**Task to complete**
Set down all of the data that follows word for word, without the images.

**Stored data**
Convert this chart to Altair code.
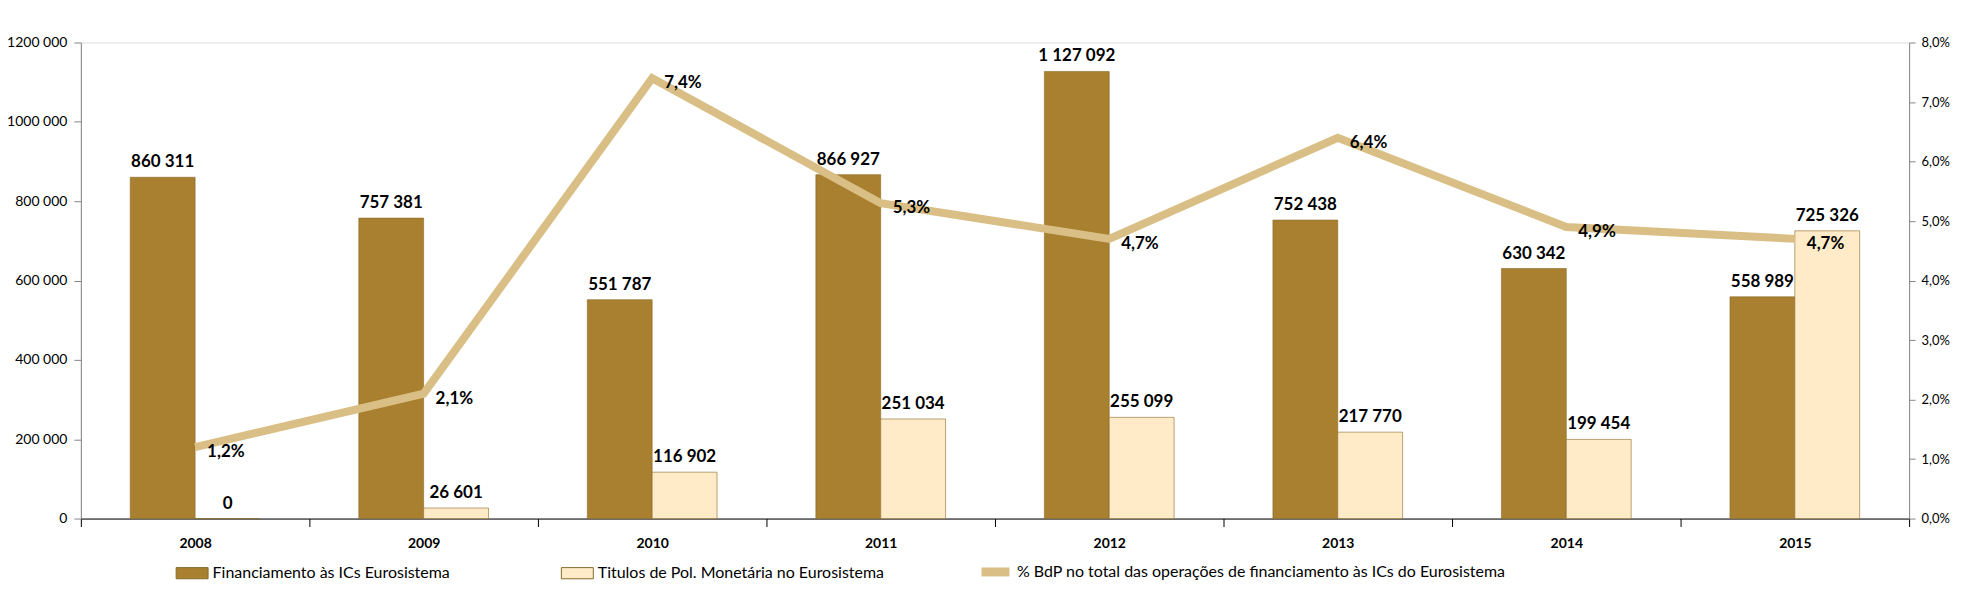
import altair as alt
import pandas as pd

years = ["2008", "2009", "2010", "2011", "2012", "2013", "2014", "2015"]
financiamento = [860311, 757381, 551787, 866927, 1127092, 752438, 630342, 558989]
titulos = [0, 26601, 116902, 251034, 255099, 217770, 199454, 725326]
pct_bdp = [1.2, 2.1, 7.4, 5.3, 4.7, 6.4, 4.9, 4.7]

s1 = "Financiamento às ICs Eurosistema"
s2 = "Titulos de Pol. Monetária no Eurosistema"
s3 = "% BdP no total das operações de financiamento às ICs do Eurosistema"

rows = []
for y, a, b in zip(years, financiamento, titulos):
    rows.append({"year": y, "series": s1, "value": a, "label": f"{a:,}".replace(",", " ")})
    rows.append({"year": y, "series": s2, "value": b, "label": f"{b:,}".replace(",", " ")})
bars_df = pd.DataFrame(rows)

line_df = pd.DataFrame({
    "year": years,
    "pct": pct_bdp,
    "lname": [s3] * len(years),
    "plabel": [f"{p:.1f}%".replace(".", ",") for p in pct_bdp],
})

FONT = "Lato"
DARK = "#A8802F"
LIGHT = "#FFEBC8"
LINEC = "#D9BF85"

xscale = alt.Scale(domain=years, paddingInner=0, paddingOuter=0)
xaxis = alt.Axis(title=None, labelFont=FONT, labelFontSize=14, labelFontWeight="bold",
                 labelColor="black", tickBand="extent", tickSize=8, tickColor="black",
                 domainColor="black", labelPadding=10, labelAngle=0)
x_enc = alt.X("year:N", scale=xscale, axis=xaxis)

off_enc = alt.XOffset("series:N", scale=alt.Scale(domain=[s1, s2], paddingInner=0, paddingOuter=0.7616))

y_left = alt.Y("value:Q",
               scale=alt.Scale(domain=[0, 1200000], nice=False),
               axis=alt.Axis(title=None, values=[0, 200000, 400000, 600000, 800000, 1000000, 1200000],
                             labelExpr="datum.value == 0 ? '0' : floor(datum.value/1000) + ' 000'",
                             labelFont=FONT, labelFontSize=14, labelColor="black",
                             tickSize=7, tickColor="#868686", domainColor="#868686",
                             labelPadding=7, grid=False, orient="left"))

y_right = alt.Y("pct:Q",
                scale=alt.Scale(domain=[0, 8], nice=False),
                axis=alt.Axis(title=None, values=[0, 1, 2, 3, 4, 5, 6, 7, 8],
                              labelExpr="replace(format(datum.value, '.1f'), '.', ',') + '%'",
                              labelFont=FONT, labelFontSize=13, labelColor="black",
                              tickSize=6, tickColor="#868686", domainColor="#868686",
                              labelPadding=6, grid=False, orient="right"))

bars = alt.Chart(bars_df).mark_bar(stroke="#8a6a28", strokeWidth=1, strokeOpacity=0.6).encode(
    x=x_enc,
    xOffset=off_enc,
    y=y_left,
    color=alt.Color("series:N",
                    scale=alt.Scale(domain=[s1, s2], range=[DARK, LIGHT]),
                    legend=alt.Legend(title=None, orient="none", legendX=95, legendY=515,
                                      direction="horizontal", labelFont=FONT, labelFontSize=16,
                                      labelColor="black", labelLimit=600,
                                      symbolType="M-1,-0.35H1V0.35H-1Z", symbolSize=1024,
                                      symbolStrokeColor="#8a6a28", symbolStrokeWidth=1,
                                      columnPadding=109, labelOffset=4)),
)

bar_labels = alt.Chart(bars_df).mark_text(font=FONT, fontSize=17, fontWeight="bold",
                                          color="black", baseline="bottom", dy=-6).encode(
    x=x_enc,
    xOffset=off_enc,
    y=y_left,
    text="label:N",
)

line = alt.Chart(line_df).mark_line(strokeWidth=8, strokeCap="butt", strokeJoin="miter").encode(
    x=x_enc,
    y=y_right,
    stroke=alt.Stroke("lname:N", scale=alt.Scale(domain=[s3], range=[LINEC]),
                      legend=alt.Legend(title=None, orient="none", legendX=898, legendY=512,
                                        labelFont=FONT, labelFontSize=16, labelColor="black",
                                        labelLimit=800, symbolType="stroke", symbolSize=784,
                                        symbolStrokeWidth=9, labelOffset=3)),
)

pct_labels = alt.Chart(line_df).mark_text(font=FONT, fontSize=17, fontWeight="bold",
                                          color="black", align="left", baseline="middle",
                                          dx=12, dy=5).encode(
    x=x_enc,
    y=y_right,
    text="plabel:N",
)

left = alt.layer(bars, bar_labels)
right = alt.layer(line, pct_labels)

chart = alt.layer(left, right).resolve_scale(y="independent").properties(
    width=1832, height=477,
    autosize=alt.AutoSizeParams(type="none"),
    padding={"left": 73, "top": 34, "right": 48, "bottom": 70},
).configure_view(stroke=None).configure(background="white")

chart.save("out.html", embed_options={"renderer": "svg", "actions": False})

**Response**
Convert this chart to Altair code.
import altair as alt
import pandas as pd

years = ["2008", "2009", "2010", "2011", "2012", "2013", "2014", "2015"]
financiamento = [860311, 757381, 551787, 866927, 1127092, 752438, 630342, 558989]
titulos = [0, 26601, 116902, 251034, 255099, 217770, 199454, 725326]
pct_bdp = [1.2, 2.1, 7.4, 5.3, 4.7, 6.4, 4.9, 4.7]

s1 = "Financiamento às ICs Eurosistema"
s2 = "Titulos de Pol. Monetária no Eurosistema"
s3 = "% BdP no total das operações de financiamento às ICs do Eurosistema"

rows = []
for y, a, b in zip(years, financiamento, titulos):
    rows.append({"year": y, "series": s1, "value": a, "label": f"{a:,}".replace(",", " ")})
    rows.append({"year": y, "series": s2, "value": b, "label": f"{b:,}".replace(",", " ")})
bars_df = pd.DataFrame(rows)

line_df = pd.DataFrame({
    "year": years,
    "pct": pct_bdp,
    "lname": [s3] * len(years),
    "plabel": [f"{p:.1f}%".replace(".", ",") for p in pct_bdp],
})

FONT = "Lato"
DARK = "#A8802F"
LIGHT = "#FFEBC8"
LINEC = "#D9BF85"

xscale = alt.Scale(domain=years, paddingInner=0, paddingOuter=0)
xaxis = alt.Axis(title=None, labelFont=FONT, labelFontSize=14, labelFontWeight="bold",
                 labelColor="black", tickBand="extent", tickSize=8, tickColor="black",
                 domainColor="black", labelPadding=10, labelAngle=0)
x_enc = alt.X("year:N", scale=xscale, axis=xaxis)

off_enc = alt.XOffset("series:N", scale=alt.Scale(domain=[s1, s2], paddingInner=0, paddingOuter=0.7616))

y_left = alt.Y("value:Q",
               scale=alt.Scale(domain=[0, 1200000], nice=False),
               axis=alt.Axis(title=None, values=[0, 200000, 400000, 600000, 800000, 1000000, 1200000],
                             labelExpr="datum.value == 0 ? '0' : floor(datum.value/1000) + ' 000'",
                             labelFont=FONT, labelFontSize=14, labelColor="black",
                             tickSize=7, tickColor="#868686", domainColor="#868686",
                             labelPadding=7, grid=False, orient="left"))

y_right = alt.Y("pct:Q",
                scale=alt.Scale(domain=[0, 8], nice=False),
                axis=alt.Axis(title=None, values=[0, 1, 2, 3, 4, 5, 6, 7, 8],
                              labelExpr="replace(format(datum.value, '.1f'), '.', ',') + '%'",
                              labelFont=FONT, labelFontSize=13, labelColor="black",
                              tickSize=6, tickColor="#868686", domainColor="#868686",
                              labelPadding=6, grid=False, orient="right"))

bars = alt.Chart(bars_df).mark_bar(stroke="#8a6a28", strokeWidth=1, strokeOpacity=0.6).encode(
    x=x_enc,
    xOffset=off_enc,
    y=y_left,
    color=alt.Color("series:N",
                    scale=alt.Scale(domain=[s1, s2], range=[DARK, LIGHT]),
                    legend=alt.Legend(title=None, orient="none", legendX=95, legendY=515,
                                      direction="horizontal", labelFont=FONT, labelFontSize=16,
                                      labelColor="black", labelLimit=600,
                                      symbolType="M-1,-0.35H1V0.35H-1Z", symbolSize=1024,
                                      symbolStrokeColor="#8a6a28", symbolStrokeWidth=1,
                                      columnPadding=109, labelOffset=4)),
)

bar_labels = alt.Chart(bars_df).mark_text(font=FONT, fontSize=17, fontWeight="bold",
                                          color="black", baseline="bottom", dy=-6).encode(
    x=x_enc,
    xOffset=off_enc,
    y=y_left,
    text="label:N",
)

line = alt.Chart(line_df).mark_line(strokeWidth=8, strokeCap="butt", strokeJoin="miter").encode(
    x=x_enc,
    y=y_right,
    stroke=alt.Stroke("lname:N", scale=alt.Scale(domain=[s3], range=[LINEC]),
                      legend=alt.Legend(title=None, orient="none", legendX=898, legendY=512,
                                        labelFont=FONT, labelFontSize=16, labelColor="black",
                                        labelLimit=800, symbolType="stroke", symbolSize=784,
                                        symbolStrokeWidth=9, labelOffset=3)),
)

pct_labels = alt.Chart(line_df).mark_text(font=FONT, fontSize=17, fontWeight="bold",
                                          color="black", align="left", baseline="middle",
                                          dx=12, dy=5).encode(
    x=x_enc,
    y=y_right,
    text="plabel:N",
)

left = alt.layer(bars, bar_labels)
right = alt.layer(line, pct_labels)

chart = alt.layer(left, right).resolve_scale(y="independent").properties(
    width=1832, height=477,
    autosize=alt.AutoSizeParams(type="none"),
    padding={"left": 73, "top": 34, "right": 48, "bottom": 70},
).configure_view(stroke=None).configure(background="white")

chart.save("out.html", embed_options={"renderer": "svg", "actions": False})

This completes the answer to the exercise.